» MATERIAL PROVIDED
····················

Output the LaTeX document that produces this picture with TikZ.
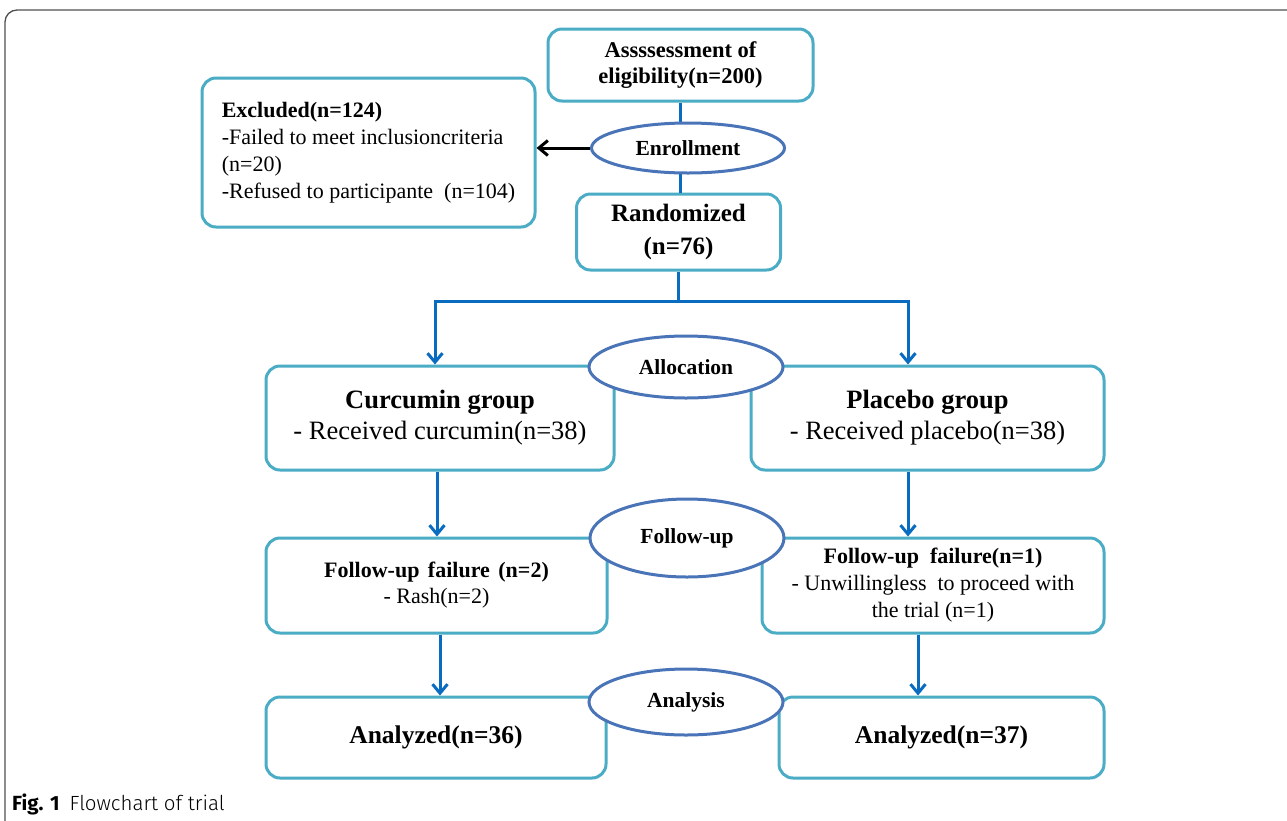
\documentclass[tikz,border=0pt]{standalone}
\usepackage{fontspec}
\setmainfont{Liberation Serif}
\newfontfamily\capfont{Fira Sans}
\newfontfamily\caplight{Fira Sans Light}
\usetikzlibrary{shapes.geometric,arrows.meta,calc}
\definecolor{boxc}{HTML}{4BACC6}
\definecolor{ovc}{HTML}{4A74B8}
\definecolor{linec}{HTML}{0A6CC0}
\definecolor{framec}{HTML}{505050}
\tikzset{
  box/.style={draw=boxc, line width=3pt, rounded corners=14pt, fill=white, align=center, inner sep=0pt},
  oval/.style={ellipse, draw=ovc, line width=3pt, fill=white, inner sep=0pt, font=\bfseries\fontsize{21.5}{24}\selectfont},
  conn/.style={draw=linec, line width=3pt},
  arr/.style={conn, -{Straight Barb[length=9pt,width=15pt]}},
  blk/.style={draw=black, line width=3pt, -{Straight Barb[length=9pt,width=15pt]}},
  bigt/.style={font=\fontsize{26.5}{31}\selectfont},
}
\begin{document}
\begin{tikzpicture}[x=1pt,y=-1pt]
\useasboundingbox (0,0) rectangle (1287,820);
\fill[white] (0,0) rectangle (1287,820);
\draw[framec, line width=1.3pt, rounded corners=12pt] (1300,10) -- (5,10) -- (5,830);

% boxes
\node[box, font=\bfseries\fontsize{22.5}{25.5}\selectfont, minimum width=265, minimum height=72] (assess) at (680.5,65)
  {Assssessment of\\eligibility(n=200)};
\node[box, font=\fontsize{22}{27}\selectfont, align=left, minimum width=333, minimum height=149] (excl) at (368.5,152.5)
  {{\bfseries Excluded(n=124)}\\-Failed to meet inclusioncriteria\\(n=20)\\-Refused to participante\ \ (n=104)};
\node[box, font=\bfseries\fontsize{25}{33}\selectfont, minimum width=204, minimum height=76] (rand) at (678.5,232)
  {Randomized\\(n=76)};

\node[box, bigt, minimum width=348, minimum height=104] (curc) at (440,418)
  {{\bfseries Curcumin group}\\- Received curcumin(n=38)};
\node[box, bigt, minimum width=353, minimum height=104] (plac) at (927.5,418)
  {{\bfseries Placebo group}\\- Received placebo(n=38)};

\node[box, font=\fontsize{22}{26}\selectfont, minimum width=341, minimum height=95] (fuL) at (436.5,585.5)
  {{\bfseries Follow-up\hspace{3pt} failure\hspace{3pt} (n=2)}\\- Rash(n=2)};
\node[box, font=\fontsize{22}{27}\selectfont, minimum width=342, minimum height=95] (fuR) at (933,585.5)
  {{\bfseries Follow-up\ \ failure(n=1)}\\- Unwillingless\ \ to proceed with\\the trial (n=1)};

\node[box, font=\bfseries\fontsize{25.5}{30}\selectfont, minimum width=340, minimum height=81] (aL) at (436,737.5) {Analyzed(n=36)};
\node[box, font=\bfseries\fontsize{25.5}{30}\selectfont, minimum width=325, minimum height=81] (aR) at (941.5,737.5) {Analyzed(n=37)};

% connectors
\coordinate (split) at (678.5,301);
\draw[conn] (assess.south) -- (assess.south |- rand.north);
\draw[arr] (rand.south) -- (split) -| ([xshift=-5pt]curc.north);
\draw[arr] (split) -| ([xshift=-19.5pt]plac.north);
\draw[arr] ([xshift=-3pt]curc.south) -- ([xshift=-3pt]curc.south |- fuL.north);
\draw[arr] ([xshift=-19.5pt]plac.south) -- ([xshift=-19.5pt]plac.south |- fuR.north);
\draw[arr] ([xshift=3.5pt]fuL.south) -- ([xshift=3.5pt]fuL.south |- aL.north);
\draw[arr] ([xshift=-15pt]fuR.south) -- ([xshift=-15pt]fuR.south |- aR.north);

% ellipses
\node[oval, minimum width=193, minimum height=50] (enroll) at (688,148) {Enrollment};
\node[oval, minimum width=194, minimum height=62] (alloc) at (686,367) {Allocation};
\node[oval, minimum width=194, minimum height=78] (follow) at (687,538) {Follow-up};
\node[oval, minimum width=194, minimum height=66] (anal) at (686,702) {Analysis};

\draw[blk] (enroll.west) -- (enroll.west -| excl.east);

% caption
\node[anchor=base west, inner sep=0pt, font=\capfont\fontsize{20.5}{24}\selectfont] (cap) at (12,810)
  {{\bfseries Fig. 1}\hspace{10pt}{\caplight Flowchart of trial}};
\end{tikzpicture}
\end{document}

····················

Restate exactly, please, only the lines between the start of the data and the line containing "(5,10) -- (5,830);", both ends included, skipping the pictures.

» WRITTEN ANSWER
Output the LaTeX document that produces this picture with TikZ.
\documentclass[tikz,border=0pt]{standalone}
\usepackage{fontspec}
\setmainfont{Liberation Serif}
\newfontfamily\capfont{Fira Sans}
\newfontfamily\caplight{Fira Sans Light}
\usetikzlibrary{shapes.geometric,arrows.meta,calc}
\definecolor{boxc}{HTML}{4BACC6}
\definecolor{ovc}{HTML}{4A74B8}
\definecolor{linec}{HTML}{0A6CC0}
\definecolor{framec}{HTML}{505050}
\tikzset{
  box/.style={draw=boxc, line width=3pt, rounded corners=14pt, fill=white, align=center, inner sep=0pt},
  oval/.style={ellipse, draw=ovc, line width=3pt, fill=white, inner sep=0pt, font=\bfseries\fontsize{21.5}{24}\selectfont},
  conn/.style={draw=linec, line width=3pt},
  arr/.style={conn, -{Straight Barb[length=9pt,width=15pt]}},
  blk/.style={draw=black, line width=3pt, -{Straight Barb[length=9pt,width=15pt]}},
  bigt/.style={font=\fontsize{26.5}{31}\selectfont},
}
\begin{document}
\begin{tikzpicture}[x=1pt,y=-1pt]
\useasboundingbox (0,0) rectangle (1287,820);
\fill[white] (0,0) rectangle (1287,820);
\draw[framec, line width=1.3pt, rounded corners=12pt] (1300,10) -- (5,10) -- (5,830);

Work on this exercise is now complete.